:: Supplied material ::
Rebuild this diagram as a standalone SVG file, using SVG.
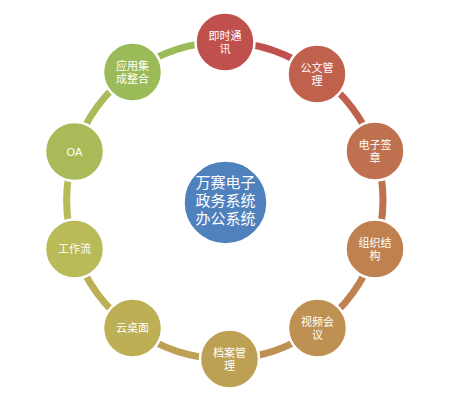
<svg xmlns="http://www.w3.org/2000/svg" width="456" height="403" viewBox="0 0 456 403" lang="zh-CN">
<style>
.arc{fill:none;stroke-width:7}
.node circle{stroke:#fff;stroke-width:2.5}
text{font-family:"Liberation Sans","Noto Sans CJK SC",sans-serif;fill:#fff;text-anchor:middle}
.s{font-size:11px}
.c{font-size:15px}
</style>
<rect width="456" height="403" fill="#fff"/>
<g id="connectors">
<path class="arc" stroke="#C0504D" d="M225 42 A158 158 0 0 1 317 74"/>
<path class="arc" stroke="#C0614D" d="M317 74 A158 158 0 0 1 375 151"/>
<path class="arc" stroke="#BF714F" d="M375 151 A158 158 0 0 1 375 249"/>
<path class="arc" stroke="#BF8150" d="M375 249 A158 158 0 0 1 317.5 328"/>
<path class="arc" stroke="#BE9052" d="M317.5 328 A158 158 0 0 1 229.5 359"/>
<path class="arc" stroke="#BDA053" d="M229.5 359 A158 158 0 0 1 132.5 328"/>
<path class="arc" stroke="#BCAF55" d="M132.5 328 A158 158 0 0 1 74.5 249"/>
<path class="arc" stroke="#B8BB57" d="M74.5 249 A158 158 0 0 1 74.5 151.5"/>
<path class="arc" stroke="#A9BB58" d="M74.5 151.5 A158 158 0 0 1 132.5 72"/>
<path class="arc" stroke="#9BBB59" d="M132.5 72 A158 158 0 0 1 225 42"/>
</g>
<g id="center" class="node"><circle cx="225.5" cy="202.5" r="42" fill="#4F81BD" stroke-width="1.5"/>
<text class="c" x="225.5" y="187.5"><tspan x="225.5">万赛电子</tspan><tspan x="225.5" dy="18">政务系统</tspan><tspan x="225.5" dy="18">办公系统</tspan></text></g>
<g id="n0" class="node"><circle cx="225" cy="42" r="29.5" fill="#C0504D"/><text class="s" x="225" y="39.5"><tspan x="225">即时通</tspan><tspan x="225" dy="13">讯</tspan></text></g>
<g id="n1" class="node"><circle cx="317" cy="74" r="29.5" fill="#C0614D"/><text class="s" x="317" y="71.5"><tspan x="317">公文管</tspan><tspan x="317" dy="13">理</tspan></text></g>
<g id="n2" class="node"><circle cx="375" cy="151" r="29.5" fill="#BF714F"/><text class="s" x="375" y="148.5"><tspan x="375">电子签</tspan><tspan x="375" dy="13">章</tspan></text></g>
<g id="n3" class="node"><circle cx="375" cy="249" r="29.5" fill="#BF8150"/><text class="s" x="375" y="246.5"><tspan x="375">组织结</tspan><tspan x="375" dy="13">构</tspan></text></g>
<g id="n4" class="node"><circle cx="317.5" cy="328" r="29.5" fill="#BE9052"/><text class="s" x="317.5" y="325.5"><tspan x="317.5">视频会</tspan><tspan x="317.5" dy="13">议</tspan></text></g>
<g id="n5" class="node"><circle cx="229.5" cy="359" r="29.5" fill="#BDA053"/><text class="s" x="229.5" y="356.5"><tspan x="229.5">档案管</tspan><tspan x="229.5" dy="13">理</tspan></text></g>
<g id="n6" class="node"><circle cx="132.5" cy="328" r="29.5" fill="#BCAF55"/><text class="s" x="132.5" y="332">云桌面</text></g>
<g id="n7" class="node"><circle cx="74.5" cy="249" r="29.5" fill="#B8BB57"/><text class="s" x="74.5" y="253">工作流</text></g>
<g id="n8" class="node"><circle cx="74.5" cy="151.5" r="29.5" fill="#A9BB58"/><text class="s" x="74.5" y="155.5">OA</text></g>
<g id="n9" class="node"><circle cx="132.5" cy="72" r="29.5" fill="#9BBB59"/><text class="s" x="132.5" y="69.5"><tspan x="132.5">应用集</tspan><tspan x="132.5" dy="13">成整合</tspan></text></g>
</svg>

:: Task ::
Leave every image out, and retype the material exactly.

:: Full response ::
Rebuild this diagram as a standalone SVG file, using SVG.
<svg xmlns="http://www.w3.org/2000/svg" width="456" height="403" viewBox="0 0 456 403" lang="zh-CN">
<style>
.arc{fill:none;stroke-width:7}
.node circle{stroke:#fff;stroke-width:2.5}
text{font-family:"Liberation Sans","Noto Sans CJK SC",sans-serif;fill:#fff;text-anchor:middle}
.s{font-size:11px}
.c{font-size:15px}
</style>
<rect width="456" height="403" fill="#fff"/>
<g id="connectors">
<path class="arc" stroke="#C0504D" d="M225 42 A158 158 0 0 1 317 74"/>
<path class="arc" stroke="#C0614D" d="M317 74 A158 158 0 0 1 375 151"/>
<path class="arc" stroke="#BF714F" d="M375 151 A158 158 0 0 1 375 249"/>
<path class="arc" stroke="#BF8150" d="M375 249 A158 158 0 0 1 317.5 328"/>
<path class="arc" stroke="#BE9052" d="M317.5 328 A158 158 0 0 1 229.5 359"/>
<path class="arc" stroke="#BDA053" d="M229.5 359 A158 158 0 0 1 132.5 328"/>
<path class="arc" stroke="#BCAF55" d="M132.5 328 A158 158 0 0 1 74.5 249"/>
<path class="arc" stroke="#B8BB57" d="M74.5 249 A158 158 0 0 1 74.5 151.5"/>
<path class="arc" stroke="#A9BB58" d="M74.5 151.5 A158 158 0 0 1 132.5 72"/>
<path class="arc" stroke="#9BBB59" d="M132.5 72 A158 158 0 0 1 225 42"/>
</g>
<g id="center" class="node"><circle cx="225.5" cy="202.5" r="42" fill="#4F81BD" stroke-width="1.5"/>
<text class="c" x="225.5" y="187.5"><tspan x="225.5">万赛电子</tspan><tspan x="225.5" dy="18">政务系统</tspan><tspan x="225.5" dy="18">办公系统</tspan></text></g>
<g id="n0" class="node"><circle cx="225" cy="42" r="29.5" fill="#C0504D"/><text class="s" x="225" y="39.5"><tspan x="225">即时通</tspan><tspan x="225" dy="13">讯</tspan></text></g>
<g id="n1" class="node"><circle cx="317" cy="74" r="29.5" fill="#C0614D"/><text class="s" x="317" y="71.5"><tspan x="317">公文管</tspan><tspan x="317" dy="13">理</tspan></text></g>
<g id="n2" class="node"><circle cx="375" cy="151" r="29.5" fill="#BF714F"/><text class="s" x="375" y="148.5"><tspan x="375">电子签</tspan><tspan x="375" dy="13">章</tspan></text></g>
<g id="n3" class="node"><circle cx="375" cy="249" r="29.5" fill="#BF8150"/><text class="s" x="375" y="246.5"><tspan x="375">组织结</tspan><tspan x="375" dy="13">构</tspan></text></g>
<g id="n4" class="node"><circle cx="317.5" cy="328" r="29.5" fill="#BE9052"/><text class="s" x="317.5" y="325.5"><tspan x="317.5">视频会</tspan><tspan x="317.5" dy="13">议</tspan></text></g>
<g id="n5" class="node"><circle cx="229.5" cy="359" r="29.5" fill="#BDA053"/><text class="s" x="229.5" y="356.5"><tspan x="229.5">档案管</tspan><tspan x="229.5" dy="13">理</tspan></text></g>
<g id="n6" class="node"><circle cx="132.5" cy="328" r="29.5" fill="#BCAF55"/><text class="s" x="132.5" y="332">云桌面</text></g>
<g id="n7" class="node"><circle cx="74.5" cy="249" r="29.5" fill="#B8BB57"/><text class="s" x="74.5" y="253">工作流</text></g>
<g id="n8" class="node"><circle cx="74.5" cy="151.5" r="29.5" fill="#A9BB58"/><text class="s" x="74.5" y="155.5">OA</text></g>
<g id="n9" class="node"><circle cx="132.5" cy="72" r="29.5" fill="#9BBB59"/><text class="s" x="132.5" y="69.5"><tspan x="132.5">应用集</tspan><tspan x="132.5" dy="13">成整合</tspan></text></g>
</svg>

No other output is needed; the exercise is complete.